Pattern Stabilization through Parameter Alternation in a Nonlinear Optical System

We report the first experimental realization of pattern formation in a spatially extended nonlinear system when the system is alternated between two states, neither of which exhibits patterning. Dynamical equations modeling the system are used for both numerical simulations and a weakly nonlinear analysis of the patterned states. The simulations show excellent agreement with the experiment. The nonlinear analysis provides an explanation of the patterning under alternation and accurately predicts both the observed dependence of the patterning on the frequency of alternation and the measured spatial frequencies of the patterns.

Figure 1

Schematic of the experiment. The focal length of the lenses L1 and L2 is $f=25\mathrm{cm}$. The distances $d_1$ and $d_2$ are 20 and 15 cm, respectively, leading to an effective propagation length of $-15\mathrm{cm}$ and, thus, a self-focusing nonlinearity [6]. BS1, BS2: beam splitters; P: polarizer; P1: pinhole; HWP: half-wave plate; AOM: acousto-optic modulator. Inset: Phase response of the LCLV as a function of write light intensity and no feedback.

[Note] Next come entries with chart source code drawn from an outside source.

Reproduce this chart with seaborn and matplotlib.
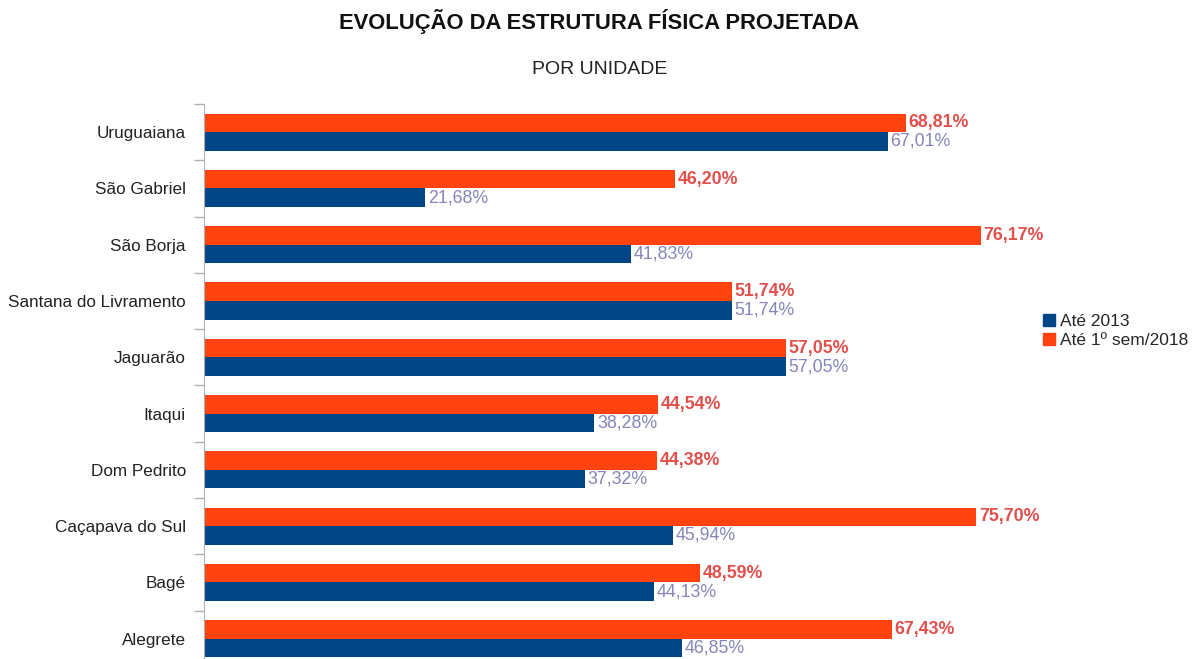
import pandas as pd
import matplotlib.pyplot as plt
import seaborn as sns
from matplotlib.lines import Line2D

# Unidades (de cima para baixo) e percentuais de evolução
unidades = ['Uruguaiana', 'São Gabriel', 'São Borja', 'Santana do Livramento', 'Jaguarão',
            'Itaqui', 'Dom Pedrito', 'Caçapava do Sul', 'Bagé', 'Alegrete']
ate_2013 = [67.01, 21.68, 41.83, 51.74, 57.05, 38.28, 37.32, 45.94, 44.13, 46.85]
ate_2018 = [68.81, 46.20, 76.17, 51.74, 57.05, 44.54, 44.38, 75.70, 48.59, 67.43]
series = ['Até 1º sem/2018', 'Até 2013']

df = pd.DataFrame({
    'Unidade': unidades * 2,
    'Valor': ate_2018 + ate_2013,
    'Série': [series[0]] * len(unidades) + [series[1]] * len(unidades),
})

sns.set_style('white')
plt.rcParams['font.family'] = ['Liberation Sans', 'DejaVu Sans']

azul = '#004586'
laranja = '#ff420e'
cor_txt = {series[0]: '#e2504c', series[1]: '#8585b9'}

fig = plt.figure(figsize=(11.99, 6.59), dpi=100)
ax = fig.add_axes([204 / 1199, 0, 816 / 1199, 555 / 659])

sns.barplot(data=df, x='Valor', y='Unidade', hue='Série', order=unidades,
            hue_order=series, palette=[laranja, azul], width=0.66, gap=0,
            saturation=1, linewidth=0, ax=ax, legend=False)

# rótulos de valor
for cont, s in zip(ax.containers, series):
    labels = [f'{v:.2f}%'.replace('.', ',') for v in cont.datavalues]
    ax.bar_label(cont, labels=labels, padding=2, color=cor_txt[s], fontsize=12.8,
                 fontweight='bold' if s == series[0] else 'normal')

ax.set_xlim(0, 80)
ax.set_ylim(9.36, -0.5)
ax.set_xlabel('')
ax.set_ylabel('')
ax.set_xticks([])
ax.set_yticks(range(len(unidades)))
ax.set_yticklabels(unidades, fontsize=12.3, color='#222222')
ax.set_yticks([i - 0.5 for i in range(len(unidades))], minor=True)
ax.tick_params(axis='y', which='major', length=0, pad=13)
ax.tick_params(axis='y', which='minor', length=7, color='#b0b0b0', width=1, left=True)
for side in ['top', 'right', 'bottom']:
    ax.spines[side].set_visible(False)
ax.spines['left'].set_color('#b0b0b0')

fig.text(0.5, 1 - 22 / 659, 'EVOLUÇÃO DA ESTRUTURA FÍSICA PROJETADA', ha='center', va='center',
         fontsize=15.8, fontweight='bold', color='#111111')
fig.text(0.5, 1 - 70 / 659, 'POR UNIDADE', ha='center', va='center', fontsize=14, color='#222222')

handles = [Line2D([], [], marker='s', linestyle='', color=azul, markersize=8.5),
           Line2D([], [], marker='s', linestyle='', color=laranja, markersize=8.5)]
fig.legend(handles, ['Até 2013', 'Até 1º sem/2018'], loc='center left',
           bbox_to_anchor=(1044 / 1199, 1 - 331 / 659), frameon=False, fontsize=12.5,
           handlelength=0.6, handletextpad=0.35, labelspacing=0.2, borderaxespad=0,
           borderpad=0)

fig.savefig('out.png', dpi=100)
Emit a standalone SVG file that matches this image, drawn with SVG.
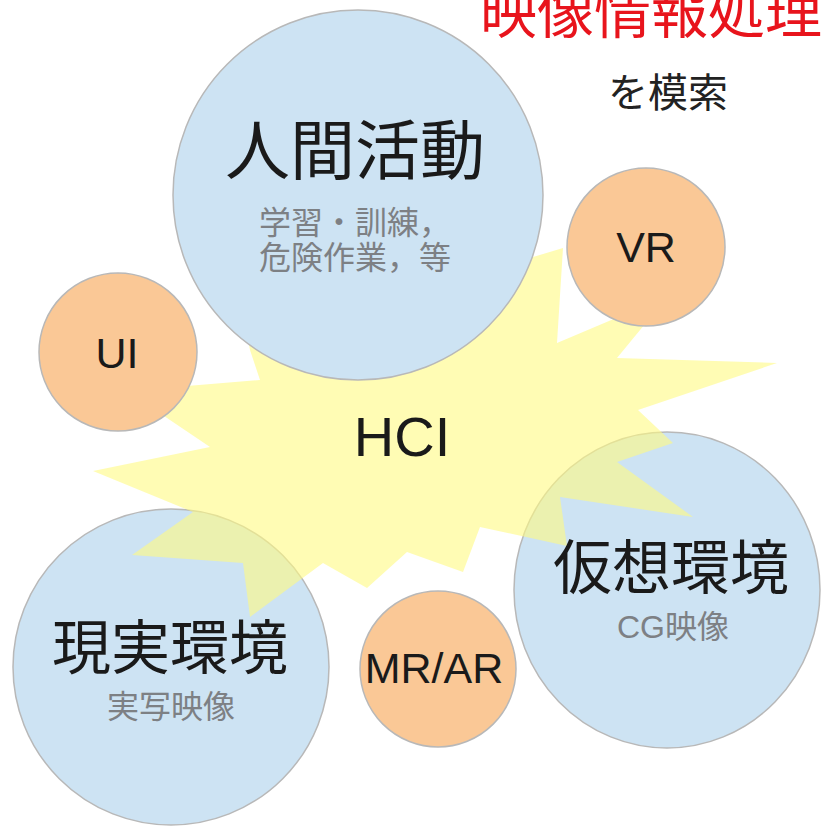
<svg xmlns="http://www.w3.org/2000/svg" width="821" height="826" viewBox="0 0 821 826">
<style>
.blue{fill:#cde3f3;stroke:#b8b8b8;stroke-width:1.5}
.orange{fill:#fac896;stroke:#b8b8b8;stroke-width:1.5}
.star{fill:#fffa82;fill-opacity:0.6;stroke:none}
.lat{font-family:"Liberation Sans","Noto Sans CJK JP",Arial,sans-serif;fill:#1a1a1a;text-anchor:middle}
.jp{font-family:"Noto Sans CJK JP","Liberation Sans",sans-serif;fill:#1a1a1a;text-anchor:middle}
.sub{font-family:"Liberation Sans","Noto Sans CJK JP",sans-serif;fill:#7d8084;text-anchor:middle}
</style>
<rect width="821" height="826" fill="#ffffff"/>
<g id="real-env">
<circle class="blue" cx="171" cy="667" r="158"/>
</g>
<g id="virtual-env">
<ellipse class="blue" cx="667" cy="590" rx="153" ry="158"/>
</g>
<g id="hci">
<polygon class="star" points="563,248 557,343 668,296 617,358 777,363 638,410 673,443 617,462 693,517 560,497 567,546 480,527 463,572 407,552 367,588 323,563 250,617 243,563 132,555 193,512 93,471 210,447 127,391 260,380 250,350 240,300 380,330 490,270"/>
<text class="lat" x="402" y="456" font-size="56">HCI</text>
</g>
<g id="human-activity">
<circle class="blue" cx="358" cy="195" r="185"/>
<text class="jp" x="355" y="174" font-size="65">人間活動</text>
<text class="sub" x="355" y="234" font-size="32">学習・訓練，</text>
<text class="sub" x="355" y="269" font-size="32">危険作業，等</text>
</g>
<g id="ui">
<circle class="orange" cx="118" cy="352" r="79"/>
<text class="lat" x="117" y="368" font-size="43">UI</text>
</g>
<g id="vr">
<circle class="orange" cx="646" cy="247" r="79"/>
<text class="lat" x="646" y="262" font-size="43">VR</text>
</g>
<g id="mr-ar">
<circle class="orange" cx="438" cy="669" r="78"/>
<text class="lat" x="434" y="683" font-size="43">MR/AR</text>
</g>
<g id="real-env-labels">
<text class="jp" x="170" y="669" font-size="59">現実環境</text>
<text class="sub" x="171" y="718" font-size="32">実写映像</text>
</g>
<g id="virtual-env-labels">
<text class="jp" x="671" y="589" font-size="59">仮想環境</text>
<text class="sub" x="673" y="638" font-size="32">CG映像</text>
</g>
<g id="title">
<text x="480" y="33" font-size="57" fill="#e8141c" font-family="Noto Sans CJK JP,sans-serif">映像情報処理</text>
<text x="668" y="107" font-size="40" fill="#222222" text-anchor="middle" font-family="Noto Sans CJK JP,sans-serif">を模索</text>
</g>
<g id="connectors"></g>
</svg>
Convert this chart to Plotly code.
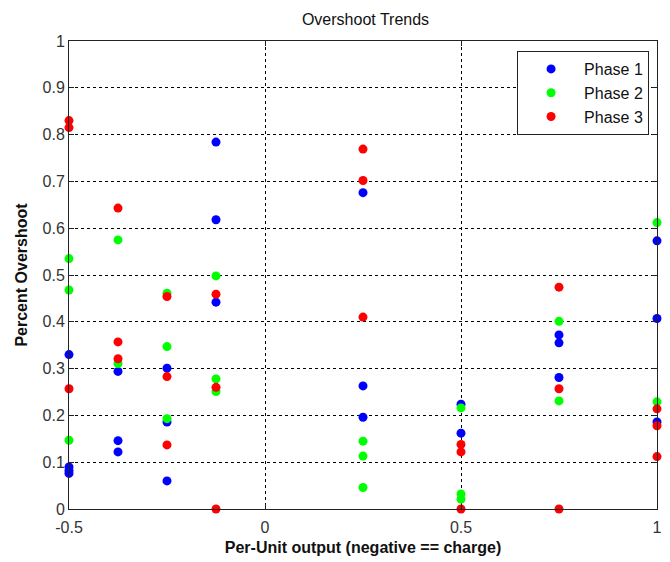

The solid points show the experimental data, while the line is $10.5\tanh (2.5I)$, where $I$ is the intensity.

Figure 2

Output from the experiment. (a) and (b) show the homogeneous states obtained for an input intensity to the back of the LCLV of 3.9 and $0.1\mathrm{mW}/{\mathrm{cm}}^2$, respectively. (c) shows the output obtained with a constant intensity input of $2\mathrm{mW}/{\mathrm{cm}}^2$. (d)–(h) show the output obtained with the input irradiance switching between 3.9 and $0.1\mathrm{mW}/{\mathrm{cm}}^2$. The modulation frequencies are (d) 2 (image obtained when the intensity goes high), (e) 6, (f) 14, (g) 20, and (h) 200 Hz.

Figure 3

Homogeneous steady state phase as a function of input intensity for the LCLV feedback system with both the input polarization and the output polarizer oriented at 45°. Also indicated are the types of patterns seen in the experiment and in computer simulations under constant intensity illumination.

Figure 4

State map showing the regions of existence of stable patterns of rolls and hexagons as a function of spatial frequency and phase. The range of phase from about 5.5 to 9.4 is along the middle stable branch of Fig. 3. The corresponding intensities are also indicated on the diagram. We did not find any stable mixed states.

Figure 5

Amplitudes of hexagons vs time (a) after the intensity is switched from 0.1 to $3.9\mathrm{mW}/{\mathrm{cm}}^2$ and (b) after the intensity is switched from 3.9 to $0.1\mathrm{mW}/{\mathrm{cm}}^2$. The spatial frequencies correspond to ${\widehat{q}}^2=1$ (●), 2 (■), 2.7 (◆), 3 (*), 4 (×), and 5 (▼). Symbols are to guide the eye and do not represent time steps. The amplitudes of the rolls show very similar behavior.